A friend recently told us the following story. A while back, she was waiting in line at the grocery store. She looked on as a man tried to rush through the front door of the store with a shopping cart full of unpurchased liquor. He was quickly tackled and restrained, but he then proceeded to drop his pants and defecate right there in front of everyone. The stunned captors quickly reverted to verbal negotiations.
This story is alarming but not unique. It reminds me of other similar incidents I've heard of. After the storm, there were numerous reports of malicious defecation in various looted businesses and other locations (including into the deep-fryer of a well-known downtown restaurant). And I once read an article about the transport of new cars on trains. Originally, the standard practice was to leave the keys in the ignition, but hobos made a practice of sleeping in the cars, turning them on to run the heat or air-conditioning. When the car companies responded by stashing the keys in a tamper-proof container, the hobos responded by crapping in the cars. I believe the hobos won.

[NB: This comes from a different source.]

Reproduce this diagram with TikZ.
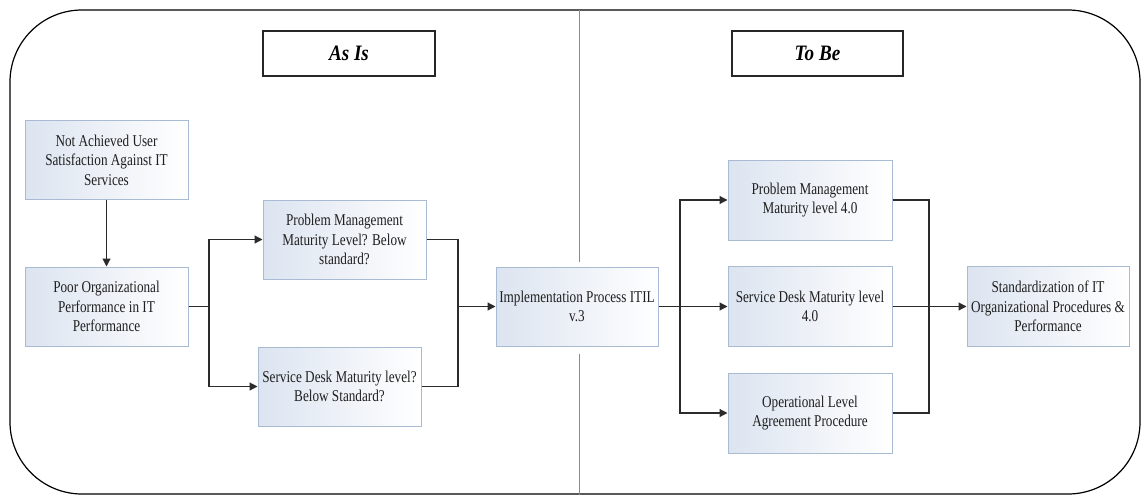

So it's a legitimate phenomenon. And any legitimate phenomenon needs a legitimate name. I would like to propose the following:
spite-shiteSpite-shite - so incredibly awful. And so incredibly effective. Nothing says I hate you like a spite-shite.
n.Deliberate and malicious defecation.*
* And there are other questions. How is this biologically feasible? How do the spite-shiters defecate at will? Do they postpone going to the bathroom on the chance that they may later become engaged in a conflict that will require a spite-shite? Are these people gifted with extraordinary fecal powers? Is there some primal biological mechanism at work? So much is unknown. Clearly more research is required.